La notizia mi riempie di rabbia nei confronti dei teppisti che hanno consumato l’oltraggio da vigliacchi come erano nel 1944 e come sono oggi i loro figli e nipoti, operando in luogo deserto ed incustodito per ferire la memoria dei caduti e di tutta la popolazione di cui essi erano figli. La notizia tuttavia non mi sorprende perché innanzitutto è frutto di un clima creato negli ultimi anni da chi ha voluto rivalutare fascisti e nazisti per varie ragioni di ambizioni elettorali, di interessi economici di pennivendoli, e soprattutto di servilismo rampante.

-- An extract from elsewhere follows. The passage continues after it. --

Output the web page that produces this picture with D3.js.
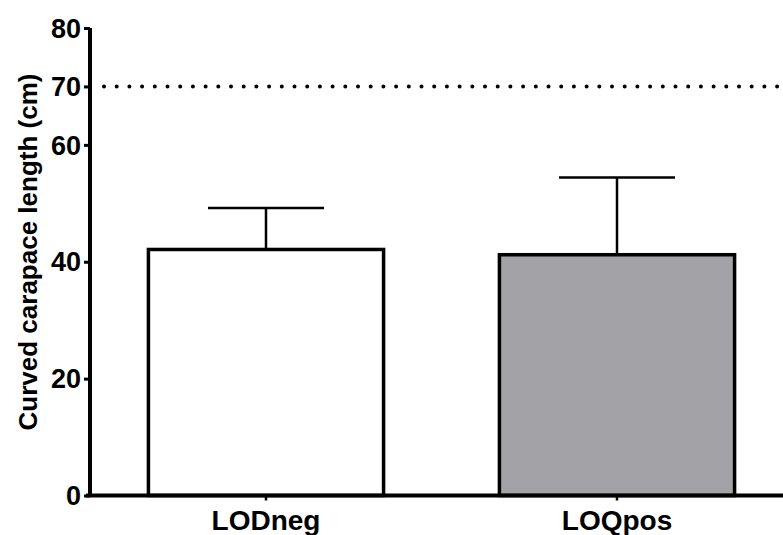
<!DOCTYPE html>
<html>
<head>
<meta charset="utf-8">
<script src="https://cdn.jsdelivr.net/npm/d3@7/dist/d3.min.js"></script>
<style>
html,body{margin:0;padding:0;background:#fff;}
svg{display:block;}
text{font-family:"Liberation Sans",Arial,Helvetica,sans-serif;font-weight:bold;fill:#000;}
</style>
</head>
<body>
<svg id="chart" width="783" height="535"></svg>
<script>
const categories = ["LODneg", "LOQpos"];
const means = [42.1, 41.2];
const sds = [7.1, 13.2];
const fills = ["#ffffff", "#a3a2a7"];
const yTicks = [0, 20, 40, 60, 70, 80];
const refValue = 70;
const yTitle = "Curved carapace length (cm)";

const svg = d3.select("#chart");
const y = d3.scaleLinear().domain([0, 80]).range([495.5, 28]);
const x = d3.scaleBand().domain(categories).range([90.5, 792.5]).paddingInner(0.33).paddingOuter(0.165);

// dotted reference line
svg.append("line")
  .attr("x1", 104).attr("x2", 783)
  .attr("y1", y(refValue)).attr("y2", y(refValue))
  .attr("stroke", "#000").attr("stroke-width", 4)
  .attr("stroke-linecap", "round")
  .attr("stroke-dasharray", "0 12.7");

// error bars
const eb = svg.append("g");
categories.forEach((c, i) => {
  const cx = x(c) + x.bandwidth() / 2;
  eb.append("line").attr("x1", cx).attr("x2", cx)
    .attr("y1", y(means[i])).attr("y2", y(means[i] + sds[i]))
    .attr("stroke", "#000").attr("stroke-width", 2.5);
  eb.append("line").attr("x1", cx - 58).attr("x2", cx + 58)
    .attr("y1", y(means[i] + sds[i])).attr("y2", y(means[i] + sds[i]))
    .attr("stroke", "#000").attr("stroke-width", 2.5);
});

// bars
svg.append("g").selectAll("rect").data(categories).join("rect")
  .attr("x", d => x(d))
  .attr("y", (d, i) => y(means[i]))
  .attr("width", x.bandwidth())
  .attr("height", (d, i) => y(0) - y(means[i]))
  .attr("fill", (d, i) => fills[i])
  .attr("stroke", "#000").attr("stroke-width", 3.5);

// y axis
const yAxis = d3.axisLeft(y).tickValues(yTicks).tickSize(6).tickPadding(3).tickFormat(d3.format("d"));
const gy = svg.append("g").attr("transform", "translate(90,0)").call(yAxis);
gy.select(".domain").attr("stroke-width", 4).attr("d", `M0,${y(80)}V${y(0)}`);
gy.selectAll(".tick line").attr("stroke-width", 3);
gy.selectAll(".tick text").style("font-size", "27px").attr("dy", "0.34em");

// x axis
const xAxis = d3.axisBottom(x).tickSize(5).tickPadding(9);
const gx = svg.append("g").attr("transform", `translate(0,${y(0)})`).call(xAxis);
gx.select(".domain").attr("stroke-width", 4).attr("d", "M86,0H783");
gx.selectAll(".tick line").attr("stroke-width", 2.5);
gx.selectAll(".tick text").style("font-size", "28px").attr("dy", "0.72em");

// y title
svg.append("text")
  .attr("transform", "translate(37,252) rotate(-90)")
  .attr("text-anchor", "middle")
  .style("font-size", "26px")
  .text(yTitle);
</script>
</body>
</html>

Anche qui da noi, in Val Borbera, terra di zona libera partigiana, gli SS della casa dello studente di Genova, i seguaci dell’ergastolano colonnello Engel e i suoi giovani ammiratori, si sono dati appuntamento il 22 settembre scorso a Vigoponzo di Dernice per ricordare i 33 SS italiani, spie travestiti da partigiani e traditori che avevano giurato fedeltà ad Adolf Hitler, catturati e fucilati dai partigiani il 14 settembre. Il 14 settembre, un po’ dappertutto, messe, cerimonie, servizi giornalistici, ispirati ad una pietà di cui nessuno aveva sentito il bisogno per oltre cinquant’anni!

Facciano liberamente i loro riti, ma non osino ostentare la loro presenza come è stato fatto sparando sulla lapide di Pertuso che ricorda 108 caduti partigiani e valligiani . Abbiamo organizzato a Pertuso un presidio con appelli telefonici e verbali, e abbiamo radunato cinquanta persone attorno alla stele dei caduti e alla nostra bandiera.

Ma il presidio ideale e materiale al nostro territorio libero partigiano, rimane e sarà rafforzato.